Is Google the new Microsoft?

"Don't be evil," it turns out, is more than a mantra. It's a warning. And it's a warning that, so far, Google is heeding.
Written by Dana Blankenhorn, Inactive

Over at BNET, Erik Sherman says Google is making the same mistakes that transformed Microsoft during the 1990s from hero to villain, in the eyes of users and the government.

  • Google asks people to trust them without saying why.
  • Google's search engine market share is reaching Microsoftian proportions.
  • Google acts first and asks questions later, as with its troubled book scanning deal.
  • Google gives lip service to charges of monopoly, but makes no move to change, leading to increased government scrutiny.

Some of this is unavoidable.

If no one wants to Bing, Ask or Yahoo, you can't make them.
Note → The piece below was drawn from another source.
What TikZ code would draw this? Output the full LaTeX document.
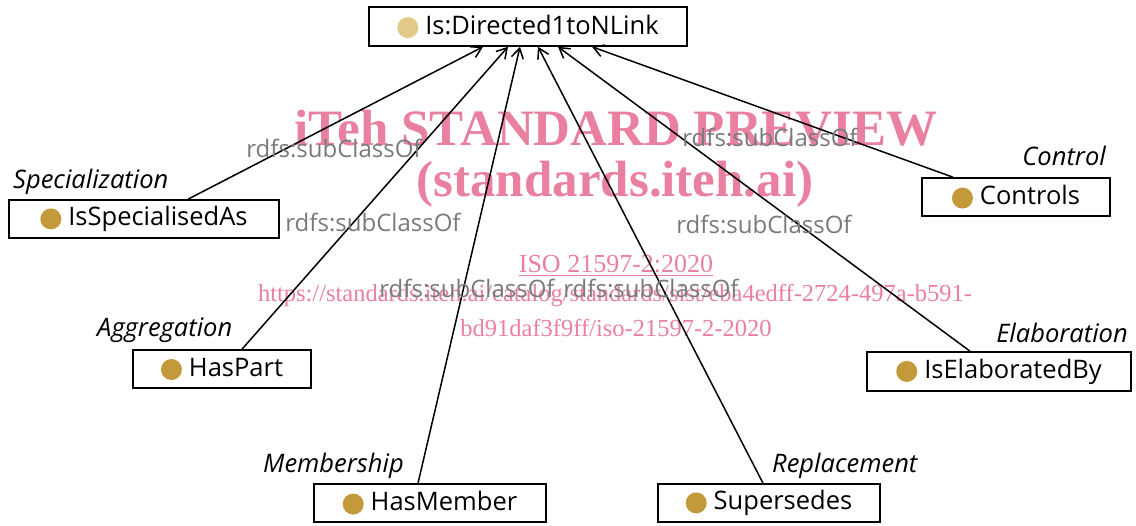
\documentclass[tikz,border=0pt]{standalone}
\usepackage{fontspec}
\setmainfont{Open Sans}
\newfontfamily\wmfont{Liberation Serif}
\usetikzlibrary{arrows.meta}
\definecolor{classgold}{RGB}{195,154,58}
\definecolor{rootgold}{RGB}{226,201,135}
\definecolor{subgray}{RGB}{122,122,122}
\definecolor{wmpink}{RGB}{234,128,160}
\newcommand{\classdot}[1]{\raisebox{-3.8bp}{\tikz\fill[#1] (0,0) circle (10.5bp);}\hspace{7bp}}
\tikzset{
  cls/.style={draw, line width=1.6bp, minimum height=38bp, inner sep=0pt,
    font=\fontsize{25.5bp}{30bp}\selectfont},
  kind/.style={font=\fontsize{25.5bp}{30bp}\selectfont\itshape, inner sep=0pt},
  sub/.style={text=subgray, font=\fontsize{24bp}{29bp}\selectfont, inner sep=0pt, anchor=base},
  isa/.style={line width=1.5bp, -{Straight Barb[length=10bp,width=12bp]}},
  wm/.style={text=wmpink, inner sep=0pt, anchor=base}
}
\begin{document}
\begin{tikzpicture}[x=1bp,y=-1bp]
  \useasboundingbox (0,0) rectangle (1136,526);
  % watermark
  \node[wm, font=\wmfont\bfseries\fontsize{51bp}{60bp}\selectfont] (wmtitle) at (616,146) {iTeh STANDARD PREVIEW};
  \node[wm, font=\wmfont\bfseries\fontsize{51bp}{60bp}\selectfont] (wmsite) at (615,197) {(standards.iteh.ai)};
  \node[wm, font=\wmfont\fontsize{26bp}{30bp}\selectfont] (wmiso) at (616,273) {\underline{ISO 21597-2:2020}};
  \node[wm, font=\wmfont\fontsize{24.5bp}{30bp}\selectfont] (wmurl) at (615,302) {https://standards.iteh.ai/catalog/standards/sist/eba4edff-2724-497a-b591-};
  \node[wm, font=\wmfont\fontsize{24.5bp}{30bp}\selectfont] (wmurlb) at (616,337) {bd91daf3f9ff/iso-21597-2-2020};
  % classes
  \node[cls, minimum width=318bp, minimum height=39bp] (top) at (528,26.5) {\classdot{rootgold}Is:Directed1toNLink};
  \node[cls, minimum width=270bp] (spec) at (144,219) {\classdot{classgold}IsSpecialisedAs};
  \node[cls, minimum width=188bp] (ctrl) at (1016,197) {\classdot{classgold}Controls};
  \node[cls, minimum width=178bp] (part) at (222,369) {\classdot{classgold}HasPart};
  \node[cls, minimum width=264bp, minimum height=39bp] (elab) at (999,371.5) {\classdot{classgold}IsElaboratedBy};
  \node[cls, minimum width=232bp] (memb) at (430,503) {\classdot{classgold}HasMember};
  \node[cls, minimum width=222bp] (supe) at (769,503) {\classdot{classgold}Supersedes};
  % relation kinds
  \node[kind, anchor=base west] (kspec) at (13,189) {Specialization};
  \node[kind, anchor=base east] (kctrl) at (1106,166) {Control};
  \node[kind, anchor=base west] (kpart) at (97,337) {Aggregation};
  \node[kind, anchor=base east] (kelab) at (1128,343) {Elaboration};
  \node[kind, anchor=base west] (kmemb) at (263,472) {Membership};
  \node[kind, anchor=base west] (ksupe) at (772,472) {Replacement};
  % subclass links
  \begin{scope}[isa]
    \draw ([xshift=44bp]spec.north) to ([xshift=-45bp]top.south);
    \draw ([xshift=20bp]part.north) to ([xshift=-20bp]top.south);
    \draw ([xshift=-12bp]memb.north) to ([xshift=-8bp]top.south);
    \draw ([xshift=-6bp]supe.north) to ([xshift=10bp]top.south);
    \draw ([xshift=-29bp]elab.north) to ([xshift=30bp]top.south);
    \draw ([xshift=-63bp]ctrl.north) to ([xshift=64bp]top.south);
  \end{scope}
  \node[sub] (sub1) at (334,158) {rdfs:subClassOf};
  \node[sub] (sub2) at (373,232) {rdfs:subClassOf};
  \node[sub] (sub3) at (467,298) {rdfs:subClassOf};
  \node[sub] (sub4) at (651,298) {rdfs:subClassOf};
  \node[sub] (sub5) at (770,147) {rdfs:subClassOf};
  \node[sub] (sub6) at (764,234) {rdfs:subClassOf};
\end{tikzpicture}
\end{document}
As I wrote here last month, Google is the low-cost provider of web services, by a big margin. That's why YouTube can make money while Hulu goes searching for paid subscribers.

Google has also shown it "gets it," in important ways. Its new privacy dashboard, for instance, is cool -- who cares if most users don't yet care. Google has shown a willingness to open source its "secret sauce," letting other people play with what makes it powerful.

Yes, it does this in its own interest, not just because it created the corporate mantra "don't be evil." Even if users don't care about privacy, governments do. Giving people access to its tools makes the Web friendlier to what Google is doing, which is good for Google.

And the hassle over Google Books, which Sherman offers as the final evidence of Google perfidy, may just be like health care. It's an issue where everyone is a stakeholder and no one wants to compromise -- there may be no way to make everyone happy.

As I said, size makes enemies. As a company becomes dominant it grows a target on its back, and when arrows bounce off this can lead to arrogance, not just in the face of the market but governments as well.

This may yet happen. It's something Google needs to watch out for very carefully. Its success secrets can be copied, and the technology wheel will continue to spin, perhaps (as with tech companies since the dawn of ENIAC) beyond its control.

"Don't be evil," it turns out, is more than a mantra. It's a warning. And it's a warning that, so far, Google is  heeding.

Hopefully it will continue heeding it.